"Les he dado y les daré a conocer tu nombre" -Jn 17, 26- (20-5-2012)
Queridos hermanos en el Señor:
Os deseo gracia y paz.
De vez en cuando se acercan a los sacerdotes algunos padres compungidos, con una profunda tristeza en el corazón, para decirnos que no han logrado, o no han sabido, transmitir la fe a sus hijos. Aparentemente, de nada ha servido el testimonio familiar, la educación en colegios religiosos, la invitación constante a participar en los sacramentos, de modo especial en la Eucaristía dominical. “¿Qué es lo que hemos hecho mal?”, se preguntan.
No es fácil responder a este interrogante. El Concilio Vaticano II reconoce una responsabilidad en los creyentes: “en cuanto que, por descuido en la educación para la fe, por una exposición falsificada de la doctrina, o también por los defectos de su vida religiosa, moral y social, puede decirse que han velado el verdadero rostro de Dios y de la religión, más que revelarlo” (Gaudium et Spes, 19).
Pero la convicción es firme: “La Iglesia cree que Cristo, muerto y resucitado por todos, da al hombre luz y fuerzas por su Espíritu, para que pueda responder a su máxima vocación; y que no ha sido dado a los hombres bajo el cielo ningún otro nombre en el que haya que salvarse” (GS 10). Y también: “La Iglesia sabe muy bien que su mensaje conecta con los deseos más profundos del corazón humano” (GS 21).
Las experiencias más ricas o más profundas trascienden nuestra conciencia, desbordan nuestra capacidad de expresión. Escribió San León Magno: “Nunca faltan motivos para la alabanza, porque nunca es bastante la elocuencia de quien alaba. Alegrémonos, por tanto, de nuestra incapacidad para hablar acerca de tan gran misterio de misericordia y, puesto que no podemos expresar todo lo que hay de sublime en nuestra salvación, reconozcamos que es bueno para nosotros el vernos así desbordados”.
Siempre existirá una distancia entre lo que queremos transmitir y lo que logramos comunicar, un abismo entre lo que deseamos expresar con nuestra vida y el pálido reflejo de nuestra realidad concreta.
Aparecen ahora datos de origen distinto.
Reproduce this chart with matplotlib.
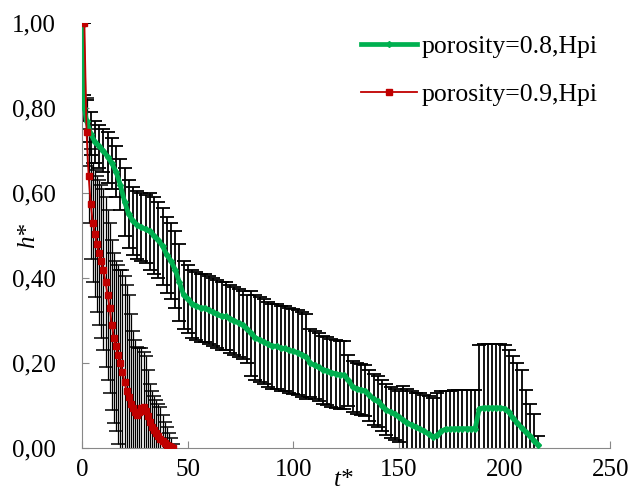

Recordaba Pablo VI: “para la Iglesia el primer medio de evangelización consiste en un testimonio de vida auténticamente cristiana, entregada a Dios en una comunión que nada debe interrumpir y a la vez consagrada igualmente al prójimo con un celo sin límites” (Evangelii nuntiandi, 41). Y, a continuación, subrayaba la importancia y necesidad de la predicación: “Sí, es siempre indispensable la predicación, la proclamación verbal de un mensaje. Sabemos bien que el hombre moderno, hastiado de discursos, se muestra con frecuencia cansado de escuchar y lo que es peor, inmunizado contra las palabras” (EN 42). Por eso, añadía: “El tedio que provocan hoy tantos discursos vacíos, y la actualidad de muchas otras formas de comunicación, no deben, sin embargo, disminuir el valor permanente de la palabra ni hacer perder la confianza en ella. La palabra permanece siempre actual, sobre todo cuando va acompañada del poder de Dios” (EN 42).
San Bernardo solicitaba a sus oyentes: “Escuchad por compasión a un hombre que tiembla porque tiene que hablar y no puede callar”.
El la oración sacerdotal de Jesús escuchamos: “Les he dado a conocer y les daré a conocer tu nombre, para que el amor que me tenías esté en ellos, y yo en ellos” (Jn 17,26). El protagonismo no nos corresponde a nosotros. Es el mismo Jesucristo quien nos ha dado a conocer al Padre y quien continúa dándonoslo a conocer. De Jesucristo hemos recibido y seguimos recibiendo continuamente. El amor del Padre en nosotros, y Cristo mismo en nosotros, es la única respuesta.
Recibid mi cordial saludo y mi bendición.